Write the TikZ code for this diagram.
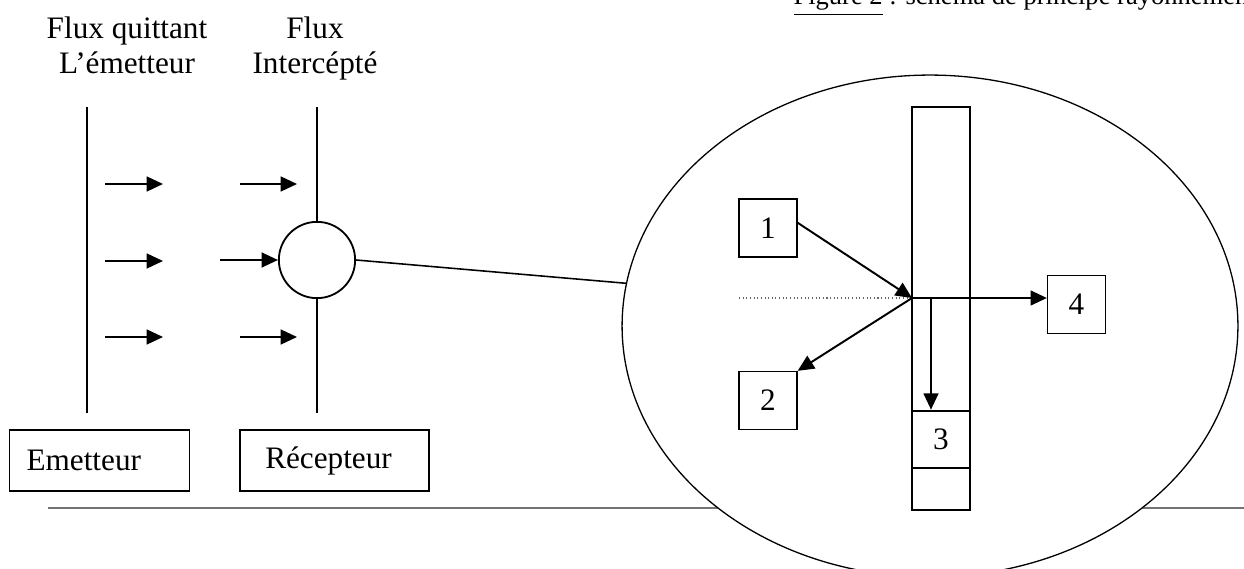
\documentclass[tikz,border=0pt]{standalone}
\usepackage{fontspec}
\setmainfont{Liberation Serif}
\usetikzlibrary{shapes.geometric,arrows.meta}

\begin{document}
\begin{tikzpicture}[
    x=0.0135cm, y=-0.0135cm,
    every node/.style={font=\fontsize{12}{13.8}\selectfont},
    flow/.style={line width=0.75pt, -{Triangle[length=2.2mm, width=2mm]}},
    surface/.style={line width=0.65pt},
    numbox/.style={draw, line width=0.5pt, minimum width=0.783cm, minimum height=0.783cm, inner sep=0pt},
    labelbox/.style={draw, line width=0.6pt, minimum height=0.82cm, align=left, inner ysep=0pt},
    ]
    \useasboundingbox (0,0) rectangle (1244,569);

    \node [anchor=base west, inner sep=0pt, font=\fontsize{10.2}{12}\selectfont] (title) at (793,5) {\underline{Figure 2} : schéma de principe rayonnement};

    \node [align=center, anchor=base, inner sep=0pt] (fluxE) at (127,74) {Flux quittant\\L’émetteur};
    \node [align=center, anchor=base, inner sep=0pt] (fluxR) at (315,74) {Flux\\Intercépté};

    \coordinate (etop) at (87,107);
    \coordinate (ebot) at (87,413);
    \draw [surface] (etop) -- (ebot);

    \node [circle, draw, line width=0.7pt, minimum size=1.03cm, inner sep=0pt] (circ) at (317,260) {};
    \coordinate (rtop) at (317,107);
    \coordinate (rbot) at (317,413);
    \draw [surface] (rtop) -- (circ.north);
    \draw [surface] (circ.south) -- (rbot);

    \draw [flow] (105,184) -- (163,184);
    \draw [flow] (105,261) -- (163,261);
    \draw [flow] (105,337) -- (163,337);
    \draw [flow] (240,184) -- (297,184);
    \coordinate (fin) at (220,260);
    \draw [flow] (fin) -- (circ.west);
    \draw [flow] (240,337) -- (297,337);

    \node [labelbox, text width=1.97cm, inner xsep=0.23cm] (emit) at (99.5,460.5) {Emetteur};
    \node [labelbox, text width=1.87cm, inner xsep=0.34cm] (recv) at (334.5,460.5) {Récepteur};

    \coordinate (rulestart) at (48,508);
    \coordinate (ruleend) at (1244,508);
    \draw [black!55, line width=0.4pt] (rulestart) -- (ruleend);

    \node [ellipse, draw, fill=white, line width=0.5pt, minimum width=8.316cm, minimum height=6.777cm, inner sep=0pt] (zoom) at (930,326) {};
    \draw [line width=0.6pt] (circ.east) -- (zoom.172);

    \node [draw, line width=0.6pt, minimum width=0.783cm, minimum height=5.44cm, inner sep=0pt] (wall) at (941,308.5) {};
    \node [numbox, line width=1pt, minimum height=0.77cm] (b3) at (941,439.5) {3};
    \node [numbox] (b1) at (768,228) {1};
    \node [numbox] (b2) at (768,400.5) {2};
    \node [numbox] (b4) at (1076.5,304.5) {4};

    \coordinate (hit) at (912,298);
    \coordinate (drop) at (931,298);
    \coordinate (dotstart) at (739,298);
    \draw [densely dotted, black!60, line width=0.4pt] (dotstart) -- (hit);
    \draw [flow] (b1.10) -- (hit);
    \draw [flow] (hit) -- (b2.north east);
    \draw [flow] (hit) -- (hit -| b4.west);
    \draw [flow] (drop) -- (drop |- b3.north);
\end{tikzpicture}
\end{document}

> [What is required]: Only lines belong in the copy: transcribe those from the start of the data through the line that contains "(circ.south) -- (rbot);", and skip the pictures.

> [Answer to this problem]:
Write the TikZ code for this diagram.
\documentclass[tikz,border=0pt]{standalone}
\usepackage{fontspec}
\setmainfont{Liberation Serif}
\usetikzlibrary{shapes.geometric,arrows.meta}

\begin{document}
\begin{tikzpicture}[
    x=0.0135cm, y=-0.0135cm,
    every node/.style={font=\fontsize{12}{13.8}\selectfont},
    flow/.style={line width=0.75pt, -{Triangle[length=2.2mm, width=2mm]}},
    surface/.style={line width=0.65pt},
    numbox/.style={draw, line width=0.5pt, minimum width=0.783cm, minimum height=0.783cm, inner sep=0pt},
    labelbox/.style={draw, line width=0.6pt, minimum height=0.82cm, align=left, inner ysep=0pt},
    ]
    \useasboundingbox (0,0) rectangle (1244,569);

    \node [anchor=base west, inner sep=0pt, font=\fontsize{10.2}{12}\selectfont] (title) at (793,5) {\underline{Figure 2} : schéma de principe rayonnement};

    \node [align=center, anchor=base, inner sep=0pt] (fluxE) at (127,74) {Flux quittant\\L’émetteur};
    \node [align=center, anchor=base, inner sep=0pt] (fluxR) at (315,74) {Flux\\Intercépté};

    \coordinate (etop) at (87,107);
    \coordinate (ebot) at (87,413);
    \draw [surface] (etop) -- (ebot);

    \node [circle, draw, line width=0.7pt, minimum size=1.03cm, inner sep=0pt] (circ) at (317,260) {};
    \coordinate (rtop) at (317,107);
    \coordinate (rbot) at (317,413);
    \draw [surface] (rtop) -- (circ.north);
    \draw [surface] (circ.south) -- (rbot);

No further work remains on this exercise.